Um terceiro é inexperiente, imbuído de ideais e cultura universitária. O quarto
é um "tira" da velha guarda, capaz de bater e fuzilar sem hesitação. O
quinto, mais sedutor, aposta em táticas de longo prazo.
O
problema é que, numa situação dessas, cada um desses estilos pode se revelar o
mais adequado num determinado momento, e um desastre total minutos depois.
"Alemão" joga magistralmente com essa ambiguidade.
Há uma
ambiguidade maior cercando o filme, entretanto, que talvez seja mais difícil de
resolver.
Pouca
gente há de discordar que as UPPs foram uma coisa muito boa. "Alemão",
assim como o belíssimo documentário "Morro dos Prazeres", de Maria
Augusta Ramos, não tem como não deixar de mostrar o quanto de necessário, de
correto e de heroico foi feito para tirar as comunidades do domínio do tráfico
e das milícias.
Fazer
um filme "a favor", entretanto, nunca é fácil.
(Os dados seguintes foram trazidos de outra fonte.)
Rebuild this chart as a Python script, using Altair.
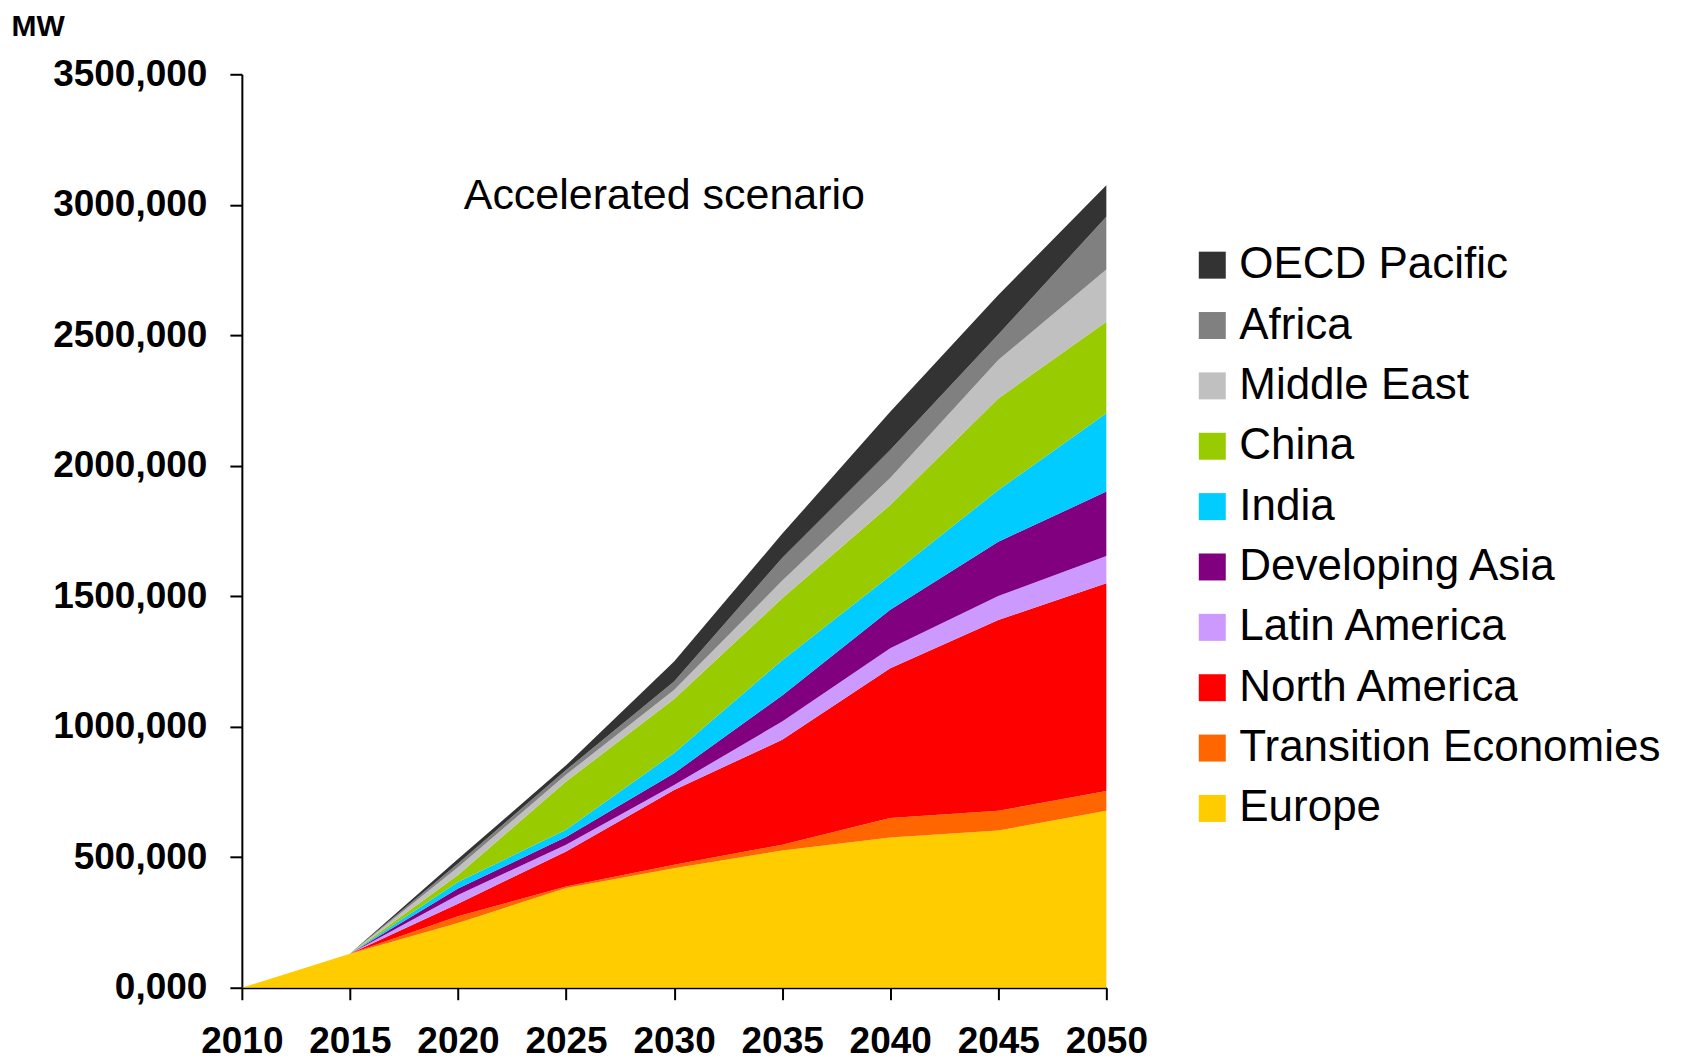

O caso Amarildo surgiu
exatamente na época em que "Morro dos Prazeres" era lançado em São
Paulo. "Alemão" termina com um discurso de Lula, anunciando a vitória
sobre o tráfico na favela. O filme já devia estar pronto quando ocorreram as
manifestações de junho e os episódios de violência policial que as acompanharam.
Cuidou-se, assim, de acrescentar cenas da repressão enquanto passam os créditos
do filme.
Hoje,
a maré da opinião pública já virou novamente. Os black blocs atraem a antipatia
que, meses atrás, se voltava contra os excessos da PM e as insensibilidades de
Sérgio Cabral. O tráfico volta a atacar no Complexo do Alemão.
Esses
filmes são muito bons. Mas a realidade que retratam certamente tem a forma de
um seriado --que está longe de ter chegado à sua última temporada.